Over the years, I have had many conversations with friends, colleagues and acquaintances — some informed, many not — about the region in general. About our hills and dales, traditional clothes, food, gods, kings, religious and social transformations, dances and songs, rituals and their significance in our lives….
And every time I think how easy it would have been if there had been even a sliver of the region in their school books. Just like how schoolchildren in the northeast read about ‘their’ history.
Some historical facts are worth knowing: How the Ahoms had a continuous 600-year rule in Assam — the only one in Indian history; how Bahadur Shah Zafar was not the only king who was exiled by the British; how the Manipuri kings had an exclusive history writing wing, which is alive even today, thanks to which Manipur has written history dating back to 33 A.D.; how not all regions in India had been under British rule for 200 years….
Sadly, bad news has been good for the northeast. It keeps it alive in the national news. Floods, bombings, ethnic disturbances, violent street protests over statehood, human rights violations by the security forces… we have quite a few options to show up on the national radar.

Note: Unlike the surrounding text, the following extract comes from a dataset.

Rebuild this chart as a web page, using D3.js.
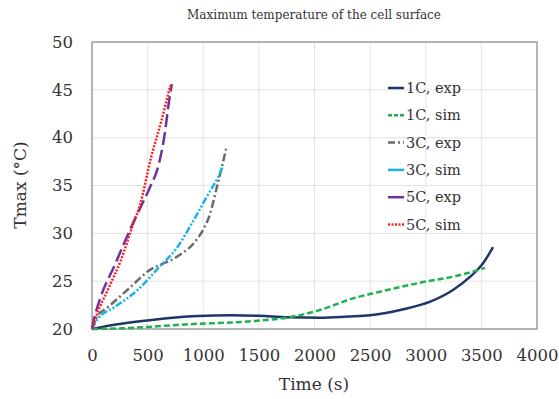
<!DOCTYPE html>
<html>
<head>
<meta charset="utf-8">
<script src="https://cdn.jsdelivr.net/npm/d3@7"></script>
<style>
  body { margin: 0; background: #fff; }
  svg text { font-family: "DejaVu Serif", serif; fill: #333; }
  .grid line { stroke: #e3e3e3; stroke-width: 1; }
  .axis path, .axis line { display: none; }
</style>
</head>
<body>
<div id="chart"></div>
<script>
// values: [time s, Tmax °C]
const exp1C = [[0,20],[230,20.5],[500,20.9],[950,21.35],[1250,21.43],[1500,21.38],[1760,21.22],[2050,21.18],[2300,21.3],[2500,21.43],[2800,22.06],[3040,22.86],[3245,24.08],[3400,25.47],[3515,26.87],[3605,28.55]];
const sim1C = [[0,20],[260,20.07],[860,20.49],[1465,20.84],[1760,21.2],[2050,21.99],[2346,23.2],[2590,23.9],[2950,24.84],[3310,25.64],[3533,26.4]];
const exp3C = [[0,20],[40,21.2],[145,22.3],[325,24.15],[500,26.0],[770,27.6],[925,29.1],[1000,30.4],[1060,32.0],[1120,34.7],[1168,36.97],[1205,38.85]];
const sim3C = [[0,20],[55,21.1],[205,22.3],[410,24.08],[590,26.3],[770,28.6],[900,31.1],[1040,34.0],[1150,36.3],[1178,37.1]];
const exp5C = [[0,20],[10,20.6],[80,23.4],[205,26.7],[350,30.6],[440,32.8],[520,34.8],[600,37.2],[655,40.5],[690,43.6],[718,45.6]];
const sim5C = [[0,20],[50,21.7],[150,24.3],[260,27.2],[380,31.3],[430,32.9],[530,37.9],[620,41.6],[705,45.5]];

const xTicks = [0, 500, 1000, 1500, 2000, 2500, 3000, 3500, 4000];
const yTicks = [20, 25, 30, 35, 40, 45, 50];

const seriesNames = ['1C, exp', '1C, sim', '3C, exp', '3C, sim', '5C, exp', '5C, sim'];
const seriesData = [exp1C, sim1C, exp3C, sim3C, exp5C, sim5C];
const seriesColors = ['#1f3669', '#1fb14e', '#6b6b6b', '#1ab2ec', '#7030a0', '#ff1f1f'];
const seriesDash = [null, '6,3', '8,3,2,3', '7,2,2,2,2,2', '13,5', '2,1.5'];

const width = 559, height = 399;
const margin = { left: 92, top: 42, right: 22, bottom: 70 };

const svg = d3.select('#chart').append('svg')
    .attr('width', width)
    .attr('height', height);

const x = d3.scaleLinear().domain([0, 4000]).range([margin.left, width - margin.right]);
const y = d3.scaleLinear().domain([20, 50]).range([height - margin.bottom, margin.top]);

// grid
svg.append('g').attr('class', 'grid')
    .selectAll('line').data(xTicks).enter().append('line')
    .attr('x1', d => x(d)).attr('x2', d => x(d))
    .attr('y1', y(50)).attr('y2', y(20));
svg.append('g').attr('class', 'grid')
    .selectAll('line').data(yTicks).enter().append('line')
    .attr('x1', x(0)).attr('x2', x(4000))
    .attr('y1', d => y(d)).attr('y2', d => y(d));

// frame
svg.append('rect')
    .attr('x', x(0)).attr('y', y(50))
    .attr('width', x(4000) - x(0)).attr('height', y(20) - y(50))
    .attr('fill', 'none').attr('stroke', '#a0a0a0').attr('stroke-width', 1.5);

// axes
svg.append('g').attr('class', 'axis')
    .attr('transform', `translate(0,${y(20)})`)
    .call(d3.axisBottom(x).tickValues(xTicks).tickFormat(d3.format('d')).tickSize(0).tickPadding(20))
    .selectAll('text').style('font-size', '16.5px').style('font-family', '"DejaVu Serif", serif').attr('fill', '#2b2b2b');
svg.append('g').attr('class', 'axis')
    .attr('transform', `translate(${x(0)},0)`)
    .call(d3.axisLeft(y).tickValues(yTicks).tickSize(0).tickPadding(19))
    .selectAll('text').style('font-size', '16.5px').style('font-family', '"DejaVu Serif", serif').attr('fill', '#2b2b2b');

// lines
const line = d3.line().x(d => x(d[0])).y(d => y(d[1])).curve(d3.curveMonotoneX);
svg.append('g')
    .selectAll('path').data(seriesData).enter()
    .append('path')
    .attr('d', line)
    .attr('fill', 'none')
    .attr('stroke', (d, i) => seriesColors[i])
    .attr('stroke-width', 2.5)
    .attr('stroke-dasharray', (d, i) => seriesDash[i]);

// legend
const legend = svg.append('g').attr('transform', 'translate(388,88)');
const rows = legend.selectAll('g').data(seriesNames).enter().append('g')
    .attr('transform', (d, i) => `translate(0,${i * 27.3})`);
rows.append('line')
    .attr('x1', 0).attr('x2', 16).attr('y1', 0).attr('y2', 0)
    .attr('stroke', (d, i) => seriesColors[i])
    .attr('stroke-width', 2.5)
    .attr('stroke-dasharray', (d, i) => i === 2 ? '7,3,2,3' : i === 3 || i === 4 ? null : i === 1 ? '4,2' : seriesDash[i]);
rows.append('text')
    .attr('x', 18).attr('y', 5)
    .style('font-size', '14.5px')
    .text(d => d);

// titles
svg.append('text')
    .attr('x', 314).attr('y', 19)
    .attr('text-anchor', 'middle')
    .style('font-size', '12px')
    .attr('fill', '#222')
    .text('Maximum temperature of the cell surface');
svg.append('text')
    .attr('x', 314).attr('y', 390)
    .attr('text-anchor', 'middle')
    .style('font-size', '17px')
    .text('Time (s)');
svg.append('text')
    .attr('transform', 'translate(26,185) rotate(-90)')
    .attr('text-anchor', 'middle')
    .style('font-size', '17px')
    .text('Tmax (°C)');
</script>
</body>
</html>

At a personal level, I don’t know when the kajal rings around my eyes narrowed, my saris retreated to the back of my wardrobe, my ‘show-off’ trips to the temple ceased, my consciousness about speaking Hindi correctly left me. Instead my pride in my festivals, my literature, my history is now out in the open. What I do know is that this shift has left me a shade aggressive when it comes to talking about the northeast.
Each time I find myself baffled at how ‘people just don’t know about their own country’, those ‘people’ are also baffled about ‘why should we know.’ Young Nido’s death is an opportunity to build that non-existent bridge, both outside and within the northeast, to ‘know’.